WP4: Improved algorithms for phenotype-driven rare disease differential diagnostics
WP leader : Charité; Participants: Hospital for Sick Children, Garvan Institute
WP4 will utilize HPO, ORDO, and patient datasets (e.g. PhenomeCentral) for improved diagnostics (Exomiser [https://www.sanger.ac.uk/resources/software/exomiser/] and Phenix [http://compbio.charite.de/PhenIX/]). We have previously developed BOQA, a Bayesian ontology query algorithm that is designed to exploit information about the frequency of each phenotypic abnormality amongst all patients with a given disease. BOQA uses this information to weight the phenotypic abnormalities of the query, and we showed that this improves the results of searching using a small set of diseases that were available at the time with sufficient frequency information . We have shown in the original project on BOQA that information on the frequency at which a phenotype occurs within a disease population can increase the accuracy of the differential diagnosis. However, the amount of frequency data we had for the project was extremely limited (several hundred datapoints).

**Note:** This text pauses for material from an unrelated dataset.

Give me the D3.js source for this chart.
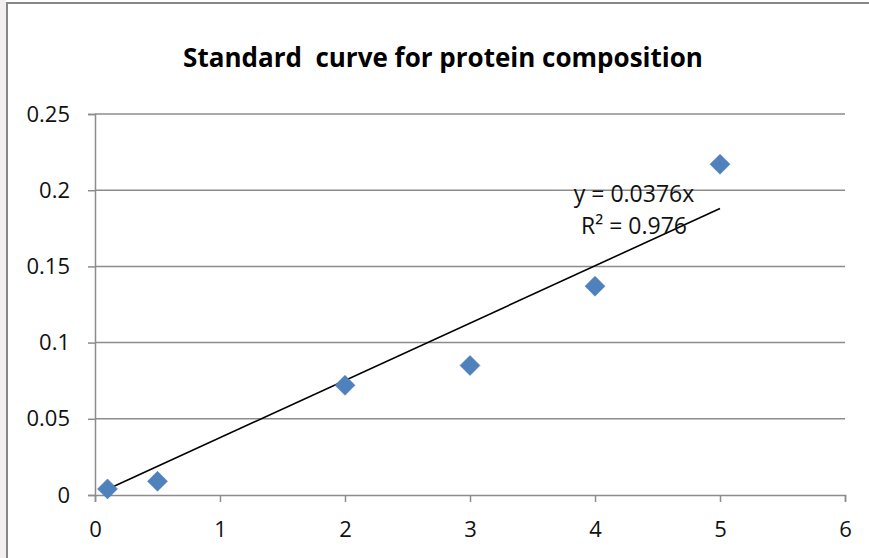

WP5. Project coordination and management
WP leader : INSERM – Participants : Charité, Toronto, Garvan, EBI
The main objective of this WP is to manage the project and to make sure that it is implemented as planned. It will also provide day-to-day administrative support to the partners. The coordination team will also ensure the dissemination of the project achievements through Orphanews (17,000 subscribers), papers and conferences.